GIVEN TASK: The lines from the top of the material below through the line containing "import matplotlib.pyplot as plt" are to be printed exactly, with pictures omitted.

Dataset items:
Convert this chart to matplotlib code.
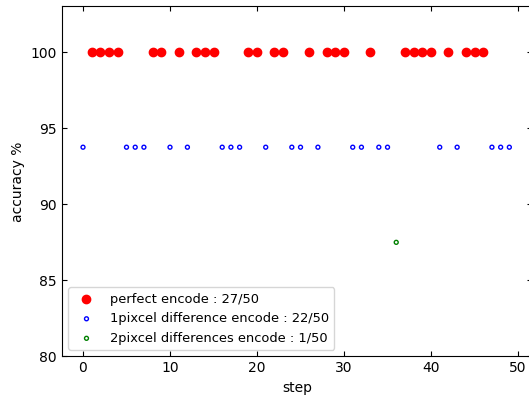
import matplotlib
matplotlib.use("Agg")
import matplotlib.pyplot as plt

# steps for each outcome
perfect_steps = [1, 2, 3, 4, 8, 9, 11, 13, 14, 15, 19, 20, 22, 23, 26, 28, 29, 30,
                 33, 37, 38, 39, 40, 42, 44, 45, 46]
one_pixel_steps = [0, 5, 6, 7, 10, 12, 16, 17, 18, 21, 24, 25, 27, 31, 32, 34, 35,
                   41, 43, 47, 48, 49]
two_pixel_steps = [36]

perfect_acc = [100.0] * len(perfect_steps)
one_pixel_acc = [93.75] * len(one_pixel_steps)
two_pixel_acc = [87.5] * len(two_pixel_steps)

total = 50

plt.rcParams["xtick.direction"] = "in"
plt.rcParams["ytick.direction"] = "in"
plt.rcParams["xtick.top"] = True
plt.rcParams["ytick.right"] = True

fig = plt.figure(figsize=(5.29, 4.01), dpi=100)
ax = fig.add_axes([0.1166, 0.111, 0.889, 0.873])

ax.scatter(perfect_steps, perfect_acc, c="r", s=36,
           label="perfect encode : {}/{}".format(len(perfect_steps), total))
ax.scatter(one_pixel_steps, one_pixel_acc, facecolors="none", edgecolors="b", s=8,
           label="1pixcel difference encode : {}/{}".format(len(one_pixel_steps), total))
ax.scatter(two_pixel_steps, two_pixel_acc, facecolors="none", edgecolors="g", s=8,
           label="2pixcel differences encode : {}/{}".format(len(two_pixel_steps), total))

ax.set_xlim(-2.45, 51.6)
ax.set_ylim(80, 103)
ax.set_xticks([0, 10, 20, 30, 40, 50])
ax.set_yticks([80, 85, 90, 95, 100])
ax.set_xlabel("step")
ax.set_ylabel("accuracy %")
ax.legend(loc="lower left", fontsize=9.4)

fig.savefig("out.png", dpi=100)
plt.close(fig)
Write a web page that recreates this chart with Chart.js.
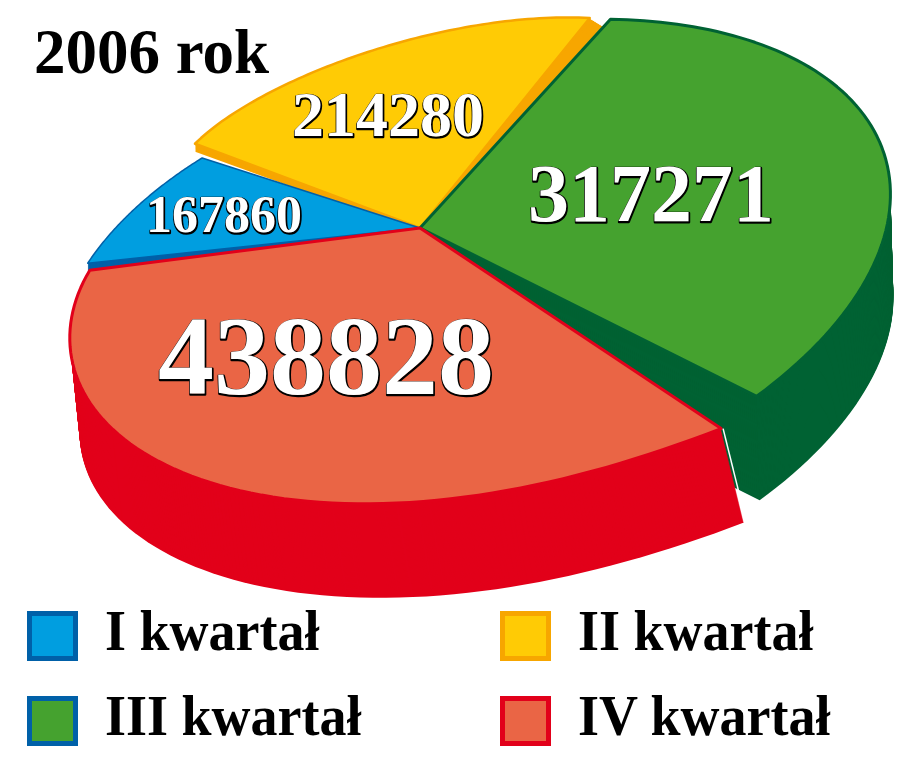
<!DOCTYPE html>
<html>
<head>
<meta charset="utf-8">
<title>2006 rok</title>
<script src="https://cdn.jsdelivr.net/npm/chart.js@4"></script>
<style>
    html, body { margin: 0; padding: 0; background: #fff; }
    #wrap { position: relative; width: 920px; height: 761px; overflow: hidden; font-family: "Liberation Serif", serif; font-weight: bold; color: #000; }
    #pie { position: absolute; left: 0; top: 0; }
    #title { position: absolute; left: 34px; top: 17px; font-size: 63px; line-height: 70px; }
    .item { position: absolute; height: 70px; line-height: 70px; font-size: 54px; white-space: nowrap; }
    .item i { position: absolute; left: 0; top: 10px; width: 41px; height: 40px; border: 5px solid; }
    .item span { position: absolute; left: 78px; top: -4px; transform: scale(1, 1.07); transform-origin: 0 50px; }
</style>
</head>
<body>
<div id="wrap">
    <canvas id="pie" width="920" height="761"></canvas>
    <div id="title">2006 rok</div>
    <div id="legend"></div>
</div>
<script>
const categories = ['I kwartał', 'II kwartał', 'III kwartał', 'IV kwartał'];
const values = [167860, 214280, 317271, 438828];

const faceColors = ['#009ee0', '#ffcb05', '#45a22f', '#ea6545'];
const sideColors = ['#0060a8', '#f7a600', '#006233', '#e2001a'];
const legendBorders = ['#0060a8', '#f7a600', '#0060a8', '#e2001a'];

// the tilted disc: hub is off centre because of the perspective in the picture
const hub = { x: 420, y: 228 };
const disc = { x: 477, y: 260, ux: 411, uy: -70, vy: 232.7 };
// hand fit, degrees added to the edges of each slice (start, end)
const edgeNudge = [[6.5, -12.1], [-9.2, -2.9], [0.6, 8.6], [14.7, 4.3]];
// hand fit of the rim: base reach, bump at start, bump at end, sharpness
const reachFit = [[0.982, 0, -0.078, 1], [1.012, -0.032, -0.017, 8], [1, -0.01, 0.035, 4], [1, 0.066, -0.034, 8]];
const sideShift = [[0, 8], [7.5, 8], [3, 104], [16.8, 94]];
const sideStretch = [0, 0.0325, 0, 0.02];
const rimWidth = [1.5, 2.5, 3, 3];
const drawOrder = [1, 0, 2, 3];

const labelSpots = [[224, 232, 52], [388, 136, 64], [651, 221, 82], [326, 394, 112]];

const legendSpots = [[27, 611], [500, 611], [27, 696], [500, 696]];

const hubU = (hub.x - disc.x) / disc.ux;
const hubV = (hub.y - disc.y - disc.uy * hubU) / disc.vy;

function rimPoint(angle, i, s) {
    const du = Math.cos(angle), dv = Math.sin(angle);
    const b = hubU * du + hubV * dv;
    const [base, startBump, endBump, pow] = reachFit[i];
    const reach = base + startBump * Math.pow(1 - s, pow) + endBump * Math.pow(s, pow);
    const r = (-b + Math.sqrt(b * b - hubU * hubU - hubV * hubV + 1)) * reach;
    return {
        x: hub.x + r * disc.ux * du,
        y: hub.y + r * (disc.uy * du + disc.vy * dv)
    };
}

function slicePoint(arc, i, s) {
    const a = arc.startAngle + s * (arc.endAngle - arc.startAngle)
        + (Math.PI / 180) * (edgeNudge[i][0] * (1 - s) + edgeNudge[i][1] * s);
    return rimPoint(a, i, s);
}

function slicePath(ctx, arc, i, dx, dy, fx) {
    ctx.beginPath();
    ctx.moveTo(hub.x + dx, hub.y + dy);
    for (let n = 0; n <= 80; n++) {
        const p = slicePoint(arc, i, n / 80);
        ctx.lineTo(hub.x + fx * (p.x - hub.x) + dx, p.y + dy);
    }
    ctx.closePath();
}

const tiltedPie = {
    id: 'tiltedPie',
    beforeDatasetsDraw(chart) {
        const ctx = chart.ctx;
        const arcs = chart.getDatasetMeta(0).data;
        ctx.save();
        ctx.lineJoin = 'round';
        drawOrder.forEach(i => {
            const arc = arcs[i];
            const [sx, sy] = sideShift[i];
            const steps = Math.max(Math.abs(sy), 1);
            ctx.fillStyle = sideColors[i];
            for (let k = steps; k >= 1; k--) {
                const f = k / steps;
                slicePath(ctx, arc, i, sx * f, sy * f, 1 + sideStretch[i] * f);
                ctx.fill();
            }
            slicePath(ctx, arc, i, 0, 0, 1);
            ctx.fillStyle = arc.options.backgroundColor;
            ctx.fill();
            ctx.strokeStyle = sideColors[i];
            ctx.lineWidth = rimWidth[i];
            ctx.stroke();
        });

        // thin white seam where the red slice leaves the green one
        const seam = slicePoint(arcs[3], 3, 0);
        ctx.strokeStyle = '#fff';
        ctx.lineWidth = 1.5;
        ctx.beginPath();
        ctx.moveTo(seam.x + 2, seam.y);
        ctx.lineTo(seam.x + 2 + sideShift[3][0] + sideStretch[3] * (seam.x - hub.x) - 4, seam.y + sideShift[3][1] - 18);
        ctx.stroke();

        // value labels
        ctx.textAlign = 'center';
        ctx.textBaseline = 'alphabetic';
        values.forEach((v, i) => {
            const [x, y, size] = labelSpots[i];
            ctx.font = 'bold ' + size + 'px "Liberation Serif", serif';
            ctx.strokeStyle = '#000';
            ctx.lineWidth = 2.5;
            ctx.strokeText(String(v), x + 0.5, y + 0.5);
            ctx.fillStyle = '#fff';
            ctx.fillText(String(v), x, y);
        });
        ctx.restore();
        return false;
    }
};

new Chart(document.getElementById('pie').getContext('2d'), {
    type: 'pie',
    data: {
        labels: categories,
        datasets: [{ data: values, backgroundColor: faceColors, borderWidth: 0 }]
    },
    options: {
        responsive: false,
        animation: false,
        rotation: 270,
        events: [],
        plugins: { legend: { display: false }, tooltip: { enabled: false } }
    },
    plugins: [tiltedPie]
});

const legend = document.getElementById('legend');
categories.forEach((name, i) => {
    const item = document.createElement('div');
    item.className = 'item';
    item.style.left = legendSpots[i][0] + 'px';
    item.style.top = (legendSpots[i][1] - 10) + 'px';
    item.innerHTML = `<i style="background:${faceColors[i]};border-color:${legendBorders[i]}"></i><span>${name}</span>`;
    legend.appendChild(item);
});
</script>
</body>
</html>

ANSWER TO THIS PROBLEM:
Convert this chart to matplotlib code.
import matplotlib
matplotlib.use("Agg")
import matplotlib.pyplot as plt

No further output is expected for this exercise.